PROMPT:
Work through the data line by line, gathering every line that has the word "with".
○ ○ ○ ○ ○
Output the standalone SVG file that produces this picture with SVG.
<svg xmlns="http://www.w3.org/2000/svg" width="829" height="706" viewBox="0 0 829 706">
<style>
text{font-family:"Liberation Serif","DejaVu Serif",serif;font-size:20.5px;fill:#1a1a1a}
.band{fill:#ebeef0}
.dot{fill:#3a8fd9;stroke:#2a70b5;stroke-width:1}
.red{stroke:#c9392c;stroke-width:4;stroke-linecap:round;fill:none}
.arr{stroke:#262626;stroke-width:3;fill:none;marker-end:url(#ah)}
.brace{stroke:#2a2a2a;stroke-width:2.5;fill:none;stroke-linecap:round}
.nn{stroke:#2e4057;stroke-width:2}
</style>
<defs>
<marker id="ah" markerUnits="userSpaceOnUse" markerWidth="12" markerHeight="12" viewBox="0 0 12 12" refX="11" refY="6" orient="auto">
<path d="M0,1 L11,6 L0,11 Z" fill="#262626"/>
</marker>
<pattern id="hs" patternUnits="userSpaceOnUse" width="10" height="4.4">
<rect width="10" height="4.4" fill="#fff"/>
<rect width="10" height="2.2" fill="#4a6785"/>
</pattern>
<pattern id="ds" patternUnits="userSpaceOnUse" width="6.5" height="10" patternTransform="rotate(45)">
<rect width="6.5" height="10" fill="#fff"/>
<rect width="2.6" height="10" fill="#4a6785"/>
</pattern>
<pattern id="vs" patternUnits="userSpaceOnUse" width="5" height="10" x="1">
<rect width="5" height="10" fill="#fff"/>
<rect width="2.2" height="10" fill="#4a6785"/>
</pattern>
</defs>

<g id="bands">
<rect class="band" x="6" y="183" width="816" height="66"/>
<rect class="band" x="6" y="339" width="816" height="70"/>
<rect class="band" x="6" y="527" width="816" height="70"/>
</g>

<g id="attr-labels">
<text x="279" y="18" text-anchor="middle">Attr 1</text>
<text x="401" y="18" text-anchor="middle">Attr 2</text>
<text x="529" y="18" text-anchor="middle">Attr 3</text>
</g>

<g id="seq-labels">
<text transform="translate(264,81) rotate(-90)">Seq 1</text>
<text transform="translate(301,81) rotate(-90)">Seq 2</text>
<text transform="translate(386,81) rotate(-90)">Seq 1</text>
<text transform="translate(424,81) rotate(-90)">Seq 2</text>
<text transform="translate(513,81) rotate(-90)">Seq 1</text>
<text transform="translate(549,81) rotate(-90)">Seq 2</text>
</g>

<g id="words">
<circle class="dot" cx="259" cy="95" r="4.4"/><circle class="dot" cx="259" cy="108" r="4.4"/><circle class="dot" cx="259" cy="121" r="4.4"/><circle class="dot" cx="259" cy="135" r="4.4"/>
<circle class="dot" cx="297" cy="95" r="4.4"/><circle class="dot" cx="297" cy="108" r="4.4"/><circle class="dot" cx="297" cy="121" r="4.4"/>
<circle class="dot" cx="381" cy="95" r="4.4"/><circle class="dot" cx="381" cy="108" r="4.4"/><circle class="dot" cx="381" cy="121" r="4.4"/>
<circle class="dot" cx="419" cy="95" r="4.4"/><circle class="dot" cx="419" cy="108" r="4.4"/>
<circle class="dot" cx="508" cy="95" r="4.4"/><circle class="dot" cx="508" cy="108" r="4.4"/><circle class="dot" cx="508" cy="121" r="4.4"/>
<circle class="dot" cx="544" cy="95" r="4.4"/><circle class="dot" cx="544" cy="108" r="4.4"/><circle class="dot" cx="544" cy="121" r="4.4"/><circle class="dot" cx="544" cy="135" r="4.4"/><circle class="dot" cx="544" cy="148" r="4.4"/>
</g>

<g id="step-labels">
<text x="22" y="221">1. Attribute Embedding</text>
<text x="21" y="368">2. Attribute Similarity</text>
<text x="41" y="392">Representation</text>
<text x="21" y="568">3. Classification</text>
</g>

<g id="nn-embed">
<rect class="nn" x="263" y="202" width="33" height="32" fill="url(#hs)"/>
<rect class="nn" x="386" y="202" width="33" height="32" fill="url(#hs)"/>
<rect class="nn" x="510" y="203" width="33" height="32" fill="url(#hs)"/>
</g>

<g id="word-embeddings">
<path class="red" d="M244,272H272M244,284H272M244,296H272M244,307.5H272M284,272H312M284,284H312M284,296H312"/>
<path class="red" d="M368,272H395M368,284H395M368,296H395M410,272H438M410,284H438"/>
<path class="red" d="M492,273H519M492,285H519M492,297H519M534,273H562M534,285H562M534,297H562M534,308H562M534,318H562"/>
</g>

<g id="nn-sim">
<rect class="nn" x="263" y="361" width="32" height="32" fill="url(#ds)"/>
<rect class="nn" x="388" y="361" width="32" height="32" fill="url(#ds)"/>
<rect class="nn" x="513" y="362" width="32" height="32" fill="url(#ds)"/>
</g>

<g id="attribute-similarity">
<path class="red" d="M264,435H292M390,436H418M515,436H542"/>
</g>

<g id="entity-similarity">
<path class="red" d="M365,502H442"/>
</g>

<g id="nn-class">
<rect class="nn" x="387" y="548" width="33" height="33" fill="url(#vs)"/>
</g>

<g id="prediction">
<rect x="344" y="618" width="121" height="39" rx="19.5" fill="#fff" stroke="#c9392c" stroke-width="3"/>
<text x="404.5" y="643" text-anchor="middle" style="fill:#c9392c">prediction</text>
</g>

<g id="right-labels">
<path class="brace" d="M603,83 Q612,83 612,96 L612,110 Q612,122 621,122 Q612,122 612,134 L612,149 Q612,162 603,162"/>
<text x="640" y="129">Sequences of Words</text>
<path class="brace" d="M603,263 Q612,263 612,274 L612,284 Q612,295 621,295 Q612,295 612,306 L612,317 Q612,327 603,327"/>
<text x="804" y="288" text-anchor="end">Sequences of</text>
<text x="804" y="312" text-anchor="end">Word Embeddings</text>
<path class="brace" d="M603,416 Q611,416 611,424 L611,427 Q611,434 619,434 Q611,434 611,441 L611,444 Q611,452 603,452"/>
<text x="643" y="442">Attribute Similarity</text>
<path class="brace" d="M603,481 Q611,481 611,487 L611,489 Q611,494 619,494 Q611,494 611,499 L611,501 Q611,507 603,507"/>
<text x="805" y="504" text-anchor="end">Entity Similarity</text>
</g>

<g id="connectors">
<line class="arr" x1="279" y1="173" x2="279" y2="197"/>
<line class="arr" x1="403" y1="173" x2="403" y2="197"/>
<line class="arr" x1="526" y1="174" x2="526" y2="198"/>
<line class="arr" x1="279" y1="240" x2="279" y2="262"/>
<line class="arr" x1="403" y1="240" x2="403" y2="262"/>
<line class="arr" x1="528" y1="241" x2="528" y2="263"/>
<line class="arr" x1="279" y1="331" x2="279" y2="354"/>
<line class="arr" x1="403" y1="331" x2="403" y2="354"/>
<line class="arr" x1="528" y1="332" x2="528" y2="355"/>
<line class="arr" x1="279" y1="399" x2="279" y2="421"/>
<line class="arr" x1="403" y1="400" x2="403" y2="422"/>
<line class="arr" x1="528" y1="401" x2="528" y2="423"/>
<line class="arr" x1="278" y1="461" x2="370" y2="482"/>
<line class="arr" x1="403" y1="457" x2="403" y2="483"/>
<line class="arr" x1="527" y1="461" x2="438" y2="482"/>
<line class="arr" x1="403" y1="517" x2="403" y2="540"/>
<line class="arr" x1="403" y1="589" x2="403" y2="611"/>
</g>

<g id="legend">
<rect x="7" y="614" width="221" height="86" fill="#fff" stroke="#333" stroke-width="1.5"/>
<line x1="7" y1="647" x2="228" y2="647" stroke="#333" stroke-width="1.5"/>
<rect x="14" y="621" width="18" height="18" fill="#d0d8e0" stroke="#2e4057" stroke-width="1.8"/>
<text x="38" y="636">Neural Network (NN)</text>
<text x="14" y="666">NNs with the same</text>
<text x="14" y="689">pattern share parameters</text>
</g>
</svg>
○ ○ ○ ○ ○
WORKED ANSWER:
Output the standalone SVG file that produces this picture with SVG.
<text x="14" y="666">NNs with the same</text>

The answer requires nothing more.